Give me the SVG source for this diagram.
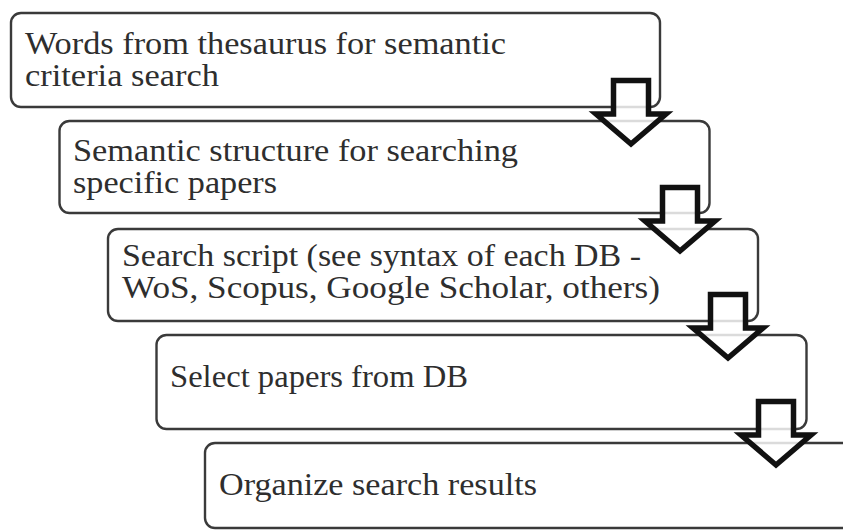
<svg xmlns="http://www.w3.org/2000/svg" width="843" height="531" viewBox="0 0 843 531">
  <style>
    .box { fill: #ffffff; stroke: #3a3a3a; stroke-width: 2.4; }
    .label { font-family: "Liberation Serif", "Times New Roman", serif; font-size: 31px; fill: #2e2e2e; }
    .step-arrow { fill: #ffffff; fill-opacity: 0.82; stroke: #111111; stroke-width: 5.5; stroke-linejoin: miter; }
  </style>
  <defs>
    <!-- hollow block arrow, origin at top centre of shaft -->
    <path id="blockArrow" d="M -17.5 2.5 L 17.5 2.5 L 17.5 36 L 35 36 L 0 66 L -35 36 L -17.5 36 Z"/>
  </defs>

  <g id="node-thesaurus">
    <rect class="box" x="11" y="13" width="649" height="94" rx="10"/>
    <text class="label" x="25" y="54" textLength="481" lengthAdjust="spacingAndGlyphs">Words from thesaurus for semantic</text>
    <text class="label" x="25" y="86" textLength="194" lengthAdjust="spacingAndGlyphs">criteria search</text>
  </g>

  <g id="node-structure">
    <rect class="box" x="59.5" y="121" width="650" height="92" rx="10"/>
    <text class="label" x="73" y="161" textLength="445" lengthAdjust="spacingAndGlyphs">Semantic structure for searching</text>
    <text class="label" x="73" y="193" textLength="204" lengthAdjust="spacingAndGlyphs">specific papers</text>
  </g>

  <g id="node-script">
    <rect class="box" x="108" y="229" width="650" height="92" rx="10"/>
    <text class="label" x="122" y="266" textLength="519" lengthAdjust="spacingAndGlyphs">Search script (see syntax of each DB -</text>
    <text class="label" x="122" y="298" textLength="538" lengthAdjust="spacingAndGlyphs">WoS, Scopus, Google Scholar, others)</text>
  </g>

  <g id="node-select">
    <rect class="box" x="156.5" y="335" width="650" height="94" rx="10"/>
    <text class="label" x="170" y="387" textLength="298" lengthAdjust="spacingAndGlyphs">Select papers from DB</text>
  </g>

  <g id="node-organize">
    <rect class="box" x="205" y="443" width="660" height="85" rx="10"/>
    <text class="label" x="219" y="495" textLength="318" lengthAdjust="spacingAndGlyphs">Organize search results</text>
  </g>

  <g id="connectors">
    <use href="#blockArrow" class="step-arrow" x="631" y="78"/>
    <use href="#blockArrow" class="step-arrow" x="680" y="185"/>
    <use href="#blockArrow" class="step-arrow" x="728" y="292"/>
    <use href="#blockArrow" class="step-arrow" x="776" y="399"/>
  </g>
</svg>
—————
YOUR GOAL: Exclude the pictures, and transcribe all of the material exactly.

FINISHED EXERCISE:
Give me the SVG source for this diagram.
<svg xmlns="http://www.w3.org/2000/svg" width="843" height="531" viewBox="0 0 843 531">
  <style>
    .box { fill: #ffffff; stroke: #3a3a3a; stroke-width: 2.4; }
    .label { font-family: "Liberation Serif", "Times New Roman", serif; font-size: 31px; fill: #2e2e2e; }
    .step-arrow { fill: #ffffff; fill-opacity: 0.82; stroke: #111111; stroke-width: 5.5; stroke-linejoin: miter; }
  </style>
  <defs>
    <!-- hollow block arrow, origin at top centre of shaft -->
    <path id="blockArrow" d="M -17.5 2.5 L 17.5 2.5 L 17.5 36 L 35 36 L 0 66 L -35 36 L -17.5 36 Z"/>
  </defs>

  <g id="node-thesaurus">
    <rect class="box" x="11" y="13" width="649" height="94" rx="10"/>
    <text class="label" x="25" y="54" textLength="481" lengthAdjust="spacingAndGlyphs">Words from thesaurus for semantic</text>
    <text class="label" x="25" y="86" textLength="194" lengthAdjust="spacingAndGlyphs">criteria search</text>
  </g>

  <g id="node-structure">
    <rect class="box" x="59.5" y="121" width="650" height="92" rx="10"/>
    <text class="label" x="73" y="161" textLength="445" lengthAdjust="spacingAndGlyphs">Semantic structure for searching</text>
    <text class="label" x="73" y="193" textLength="204" lengthAdjust="spacingAndGlyphs">specific papers</text>
  </g>

  <g id="node-script">
    <rect class="box" x="108" y="229" width="650" height="92" rx="10"/>
    <text class="label" x="122" y="266" textLength="519" lengthAdjust="spacingAndGlyphs">Search script (see syntax of each DB -</text>
    <text class="label" x="122" y="298" textLength="538" lengthAdjust="spacingAndGlyphs">WoS, Scopus, Google Scholar, others)</text>
  </g>

  <g id="node-select">
    <rect class="box" x="156.5" y="335" width="650" height="94" rx="10"/>
    <text class="label" x="170" y="387" textLength="298" lengthAdjust="spacingAndGlyphs">Select papers from DB</text>
  </g>

  <g id="node-organize">
    <rect class="box" x="205" y="443" width="660" height="85" rx="10"/>
    <text class="label" x="219" y="495" textLength="318" lengthAdjust="spacingAndGlyphs">Organize search results</text>
  </g>

  <g id="connectors">
    <use href="#blockArrow" class="step-arrow" x="631" y="78"/>
    <use href="#blockArrow" class="step-arrow" x="680" y="185"/>
    <use href="#blockArrow" class="step-arrow" x="728" y="292"/>
    <use href="#blockArrow" class="step-arrow" x="776" y="399"/>
  </g>
</svg>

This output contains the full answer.